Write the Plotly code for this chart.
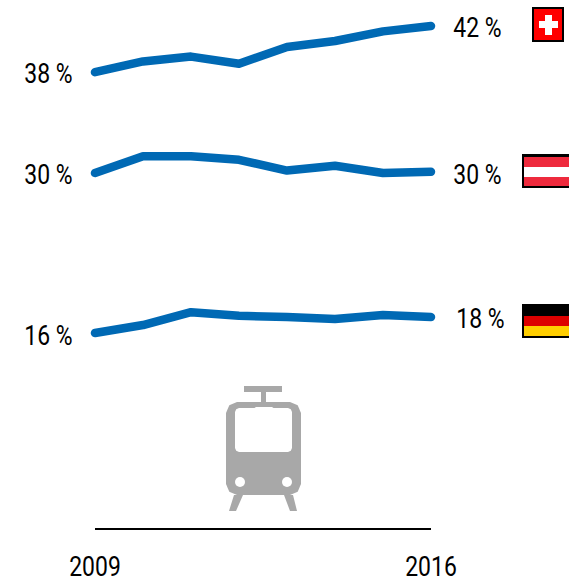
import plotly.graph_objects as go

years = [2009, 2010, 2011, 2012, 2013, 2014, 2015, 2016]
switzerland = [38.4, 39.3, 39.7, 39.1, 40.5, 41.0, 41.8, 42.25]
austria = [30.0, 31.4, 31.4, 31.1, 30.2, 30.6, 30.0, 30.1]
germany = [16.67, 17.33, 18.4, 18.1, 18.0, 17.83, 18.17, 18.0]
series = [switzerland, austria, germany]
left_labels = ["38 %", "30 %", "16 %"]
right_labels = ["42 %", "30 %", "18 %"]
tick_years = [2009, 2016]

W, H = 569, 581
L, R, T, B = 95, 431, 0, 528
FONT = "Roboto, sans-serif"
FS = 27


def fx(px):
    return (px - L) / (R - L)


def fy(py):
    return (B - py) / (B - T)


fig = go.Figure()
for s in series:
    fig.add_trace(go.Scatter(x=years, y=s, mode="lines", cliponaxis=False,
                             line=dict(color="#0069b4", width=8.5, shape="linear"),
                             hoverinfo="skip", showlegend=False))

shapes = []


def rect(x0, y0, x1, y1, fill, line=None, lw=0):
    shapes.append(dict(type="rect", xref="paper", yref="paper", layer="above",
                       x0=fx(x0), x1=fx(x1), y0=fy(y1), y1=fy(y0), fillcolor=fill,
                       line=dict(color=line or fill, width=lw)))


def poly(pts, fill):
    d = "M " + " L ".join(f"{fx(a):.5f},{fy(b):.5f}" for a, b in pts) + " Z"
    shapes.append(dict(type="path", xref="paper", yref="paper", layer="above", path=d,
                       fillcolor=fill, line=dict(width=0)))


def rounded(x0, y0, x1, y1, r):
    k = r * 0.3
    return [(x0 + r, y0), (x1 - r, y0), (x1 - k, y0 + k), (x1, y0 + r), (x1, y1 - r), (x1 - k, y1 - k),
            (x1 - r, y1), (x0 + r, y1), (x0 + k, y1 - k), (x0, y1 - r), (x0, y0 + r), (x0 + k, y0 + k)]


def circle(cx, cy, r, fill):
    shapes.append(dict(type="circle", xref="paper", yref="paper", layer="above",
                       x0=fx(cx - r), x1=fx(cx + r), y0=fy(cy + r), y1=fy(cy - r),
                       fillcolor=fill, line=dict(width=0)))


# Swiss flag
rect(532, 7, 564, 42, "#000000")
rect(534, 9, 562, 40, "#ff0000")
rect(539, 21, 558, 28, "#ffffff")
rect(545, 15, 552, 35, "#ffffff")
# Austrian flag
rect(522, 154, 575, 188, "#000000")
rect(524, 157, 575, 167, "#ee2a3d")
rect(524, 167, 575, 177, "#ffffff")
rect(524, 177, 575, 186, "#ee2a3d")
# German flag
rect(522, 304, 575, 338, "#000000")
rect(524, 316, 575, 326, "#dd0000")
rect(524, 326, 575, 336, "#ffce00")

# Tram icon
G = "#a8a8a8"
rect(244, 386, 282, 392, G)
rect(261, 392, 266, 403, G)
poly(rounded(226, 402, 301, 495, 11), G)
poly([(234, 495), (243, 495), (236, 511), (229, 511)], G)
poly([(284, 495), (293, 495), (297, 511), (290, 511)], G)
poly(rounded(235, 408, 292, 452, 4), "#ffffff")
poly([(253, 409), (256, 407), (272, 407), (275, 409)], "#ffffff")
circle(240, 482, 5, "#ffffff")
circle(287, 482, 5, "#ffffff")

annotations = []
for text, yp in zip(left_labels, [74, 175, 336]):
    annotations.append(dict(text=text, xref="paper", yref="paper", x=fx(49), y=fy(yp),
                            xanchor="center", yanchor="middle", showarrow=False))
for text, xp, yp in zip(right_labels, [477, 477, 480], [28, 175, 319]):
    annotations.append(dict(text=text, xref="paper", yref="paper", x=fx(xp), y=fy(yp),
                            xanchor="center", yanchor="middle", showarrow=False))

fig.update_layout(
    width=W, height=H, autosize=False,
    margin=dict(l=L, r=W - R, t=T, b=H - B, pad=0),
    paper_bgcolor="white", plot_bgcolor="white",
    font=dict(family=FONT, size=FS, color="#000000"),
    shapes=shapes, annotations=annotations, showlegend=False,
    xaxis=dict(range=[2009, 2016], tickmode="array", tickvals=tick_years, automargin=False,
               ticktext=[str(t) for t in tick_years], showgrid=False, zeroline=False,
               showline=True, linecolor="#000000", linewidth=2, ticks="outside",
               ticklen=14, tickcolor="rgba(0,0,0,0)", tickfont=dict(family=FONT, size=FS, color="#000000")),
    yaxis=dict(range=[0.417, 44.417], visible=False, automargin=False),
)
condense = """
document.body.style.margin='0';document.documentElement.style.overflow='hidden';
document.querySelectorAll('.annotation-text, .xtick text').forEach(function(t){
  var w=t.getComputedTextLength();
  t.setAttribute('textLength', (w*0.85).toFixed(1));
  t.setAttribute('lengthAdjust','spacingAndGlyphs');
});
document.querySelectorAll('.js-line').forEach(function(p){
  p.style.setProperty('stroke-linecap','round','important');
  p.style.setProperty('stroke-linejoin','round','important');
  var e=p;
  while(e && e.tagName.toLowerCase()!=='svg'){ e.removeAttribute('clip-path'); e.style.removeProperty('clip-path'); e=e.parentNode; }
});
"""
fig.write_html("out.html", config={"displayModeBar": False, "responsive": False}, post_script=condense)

━━━━━━━━━━━━━━━━━━━━━━━━━━━━━━

## Task statement
Write out every line above exactly as it is, leaving out the pictures.

## Response below
Write the Plotly code for this chart.
import plotly.graph_objects as go

years = [2009, 2010, 2011, 2012, 2013, 2014, 2015, 2016]
switzerland = [38.4, 39.3, 39.7, 39.1, 40.5, 41.0, 41.8, 42.25]
austria = [30.0, 31.4, 31.4, 31.1, 30.2, 30.6, 30.0, 30.1]
germany = [16.67, 17.33, 18.4, 18.1, 18.0, 17.83, 18.17, 18.0]
series = [switzerland, austria, germany]
left_labels = ["38 %", "30 %", "16 %"]
right_labels = ["42 %", "30 %", "18 %"]
tick_years = [2009, 2016]

W, H = 569, 581
L, R, T, B = 95, 431, 0, 528
FONT = "Roboto, sans-serif"
FS = 27


def fx(px):
    return (px - L) / (R - L)


def fy(py):
    return (B - py) / (B - T)


fig = go.Figure()
for s in series:
    fig.add_trace(go.Scatter(x=years, y=s, mode="lines", cliponaxis=False,
                             line=dict(color="#0069b4", width=8.5, shape="linear"),
                             hoverinfo="skip", showlegend=False))

shapes = []


def rect(x0, y0, x1, y1, fill, line=None, lw=0):
    shapes.append(dict(type="rect", xref="paper", yref="paper", layer="above",
                       x0=fx(x0), x1=fx(x1), y0=fy(y1), y1=fy(y0), fillcolor=fill,
                       line=dict(color=line or fill, width=lw)))


def poly(pts, fill):
    d = "M " + " L ".join(f"{fx(a):.5f},{fy(b):.5f}" for a, b in pts) + " Z"
    shapes.append(dict(type="path", xref="paper", yref="paper", layer="above", path=d,
                       fillcolor=fill, line=dict(width=0)))


def rounded(x0, y0, x1, y1, r):
    k = r * 0.3
    return [(x0 + r, y0), (x1 - r, y0), (x1 - k, y0 + k), (x1, y0 + r), (x1, y1 - r), (x1 - k, y1 - k),
            (x1 - r, y1), (x0 + r, y1), (x0 + k, y1 - k), (x0, y1 - r), (x0, y0 + r), (x0 + k, y0 + k)]


def circle(cx, cy, r, fill):
    shapes.append(dict(type="circle", xref="paper", yref="paper", layer="above",
                       x0=fx(cx - r), x1=fx(cx + r), y0=fy(cy + r), y1=fy(cy - r),
                       fillcolor=fill, line=dict(width=0)))


# Swiss flag
rect(532, 7, 564, 42, "#000000")
rect(534, 9, 562, 40, "#ff0000")
rect(539, 21, 558, 28, "#ffffff")
rect(545, 15, 552, 35, "#ffffff")
# Austrian flag
rect(522, 154, 575, 188, "#000000")
rect(524, 157, 575, 167, "#ee2a3d")
rect(524, 167, 575, 177, "#ffffff")
rect(524, 177, 575, 186, "#ee2a3d")
# German flag
rect(522, 304, 575, 338, "#000000")
rect(524, 316, 575, 326, "#dd0000")
rect(524, 326, 575, 336, "#ffce00")

# Tram icon
G = "#a8a8a8"
rect(244, 386, 282, 392, G)
rect(261, 392, 266, 403, G)
poly(rounded(226, 402, 301, 495, 11), G)
poly([(234, 495), (243, 495), (236, 511), (229, 511)], G)
poly([(284, 495), (293, 495), (297, 511), (290, 511)], G)
poly(rounded(235, 408, 292, 452, 4), "#ffffff")
poly([(253, 409), (256, 407), (272, 407), (275, 409)], "#ffffff")
circle(240, 482, 5, "#ffffff")
circle(287, 482, 5, "#ffffff")

annotations = []
for text, yp in zip(left_labels, [74, 175, 336]):
    annotations.append(dict(text=text, xref="paper", yref="paper", x=fx(49), y=fy(yp),
                            xanchor="center", yanchor="middle", showarrow=False))
for text, xp, yp in zip(right_labels, [477, 477, 480], [28, 175, 319]):
    annotations.append(dict(text=text, xref="paper", yref="paper", x=fx(xp), y=fy(yp),
                            xanchor="center", yanchor="middle", showarrow=False))

fig.update_layout(
    width=W, height=H, autosize=False,
    margin=dict(l=L, r=W - R, t=T, b=H - B, pad=0),
    paper_bgcolor="white", plot_bgcolor="white",
    font=dict(family=FONT, size=FS, color="#000000"),
    shapes=shapes, annotations=annotations, showlegend=False,
    xaxis=dict(range=[2009, 2016], tickmode="array", tickvals=tick_years, automargin=False,
               ticktext=[str(t) for t in tick_years], showgrid=False, zeroline=False,
               showline=True, linecolor="#000000", linewidth=2, ticks="outside",
               ticklen=14, tickcolor="rgba(0,0,0,0)", tickfont=dict(family=FONT, size=FS, color="#000000")),
    yaxis=dict(range=[0.417, 44.417], visible=False, automargin=False),
)
condense = """
document.body.style.margin='0';document.documentElement.style.overflow='hidden';
document.querySelectorAll('.annotation-text, .xtick text').forEach(function(t){
  var w=t.getComputedTextLength();
  t.setAttribute('textLength', (w*0.85).toFixed(1));
  t.setAttribute('lengthAdjust','spacingAndGlyphs');
});
document.querySelectorAll('.js-line').forEach(function(p){
  p.style.setProperty('stroke-linecap','round','important');
  p.style.setProperty('stroke-linejoin','round','important');
  var e=p;
  while(e && e.tagName.toLowerCase()!=='svg'){ e.removeAttribute('clip-path'); e.style.removeProperty('clip-path'); e=e.parentNode; }
});
"""
fig.write_html("out.html", config={"displayModeBar": False, "responsive": False}, post_script=condense)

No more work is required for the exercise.